No se trata de usar los versos de Santiago Auserón “Voy a la deriva, amor / que no me dejan en calma / los vientos de mal humor”, otro de mis estribillos recurrentes, para instalarse en el desconsuelo, que el mismo Auserón ya concluye ese son de los muertos con la intención de “...dejar / pasmados y boquiabiertos / a los muertos del lugar / resucitar al fresco”. Resucitar pues al fresco. Salir al fresco y sacar al fresco.

En algún sitio leí que en un muro alemán apareció ya hace tiempo, en cualquier caso antes de la caída del muro por antonomasia, una pintada postpunk, sin nostalgia: “no future war gestern, aber was gibt es weiter”, algo así como “lo de que no hay futuro fue ayer, ¿y ahora qué?”. Pues eso, ¿y ahora qué? Ya pasó la conmemoración del mayo del 68, a la que parece obligar los números redondos. Un año, 1968, en el que yo también llevaba a cuestas un número redondo: el de mis años, veinte entonces (y, por tanto, sesenta ahora, redondo también, porque, por decirlo en la jerga del álgebra, en el conjunto de los números redondos la adición es una ley de composición interna, y la multiplicación por un número natural, una ley de composición externa); y en el que para mí pensamiento y vida iban de la mano.

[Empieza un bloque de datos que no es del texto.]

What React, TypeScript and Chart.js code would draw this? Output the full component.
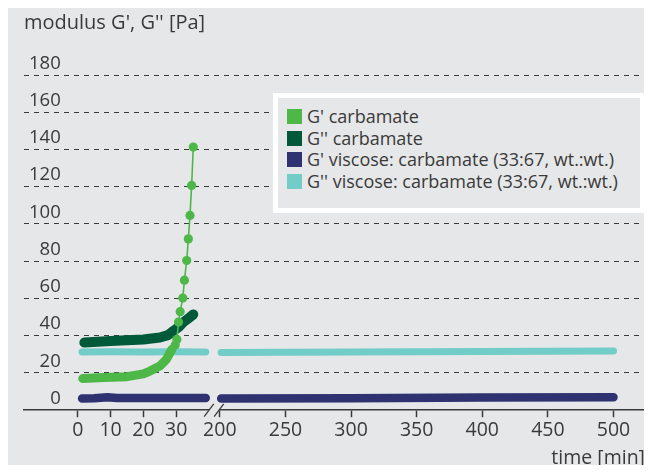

Las conmemoraciones tienden al mausoleo, y más cuando tenemos ya tantos muertos que contar, entre aquellos con los que vivimos o con los que pensamos. Lo que puede ser una carga pesada, salvo que se sepa hacer como Alain Badiou, que convierte en ligereza y flecha el peso de los muertos en el libro que ha publicado en este 2008 = 1968 + 40, Petit panthéon portatif, Pequeño panteón portátil. Muy distinto del peso que parece tener para André Glucksmann, que, quizá decepcionado él por la pérdida de los dogmas, como dice que está la izquierda, se ha sentido obligado a explicarle Mayo del 68 a Nicolas Sarkozy, en el libro que, junto con su hijo, ha escrito para su 2008, Mai 68 expliqué à Nicolas Sarkozy.

Pues bien, ¿y a mí qué que sea redondo el número de años que ha pasado desde Mayo del 68? Ni nostalgia, ni recuerdo momentáneo que descargue de la culpa del abandono. Con mi Pequeño panteón portátil a cuestas, ya es junio, ¿y ahora qué?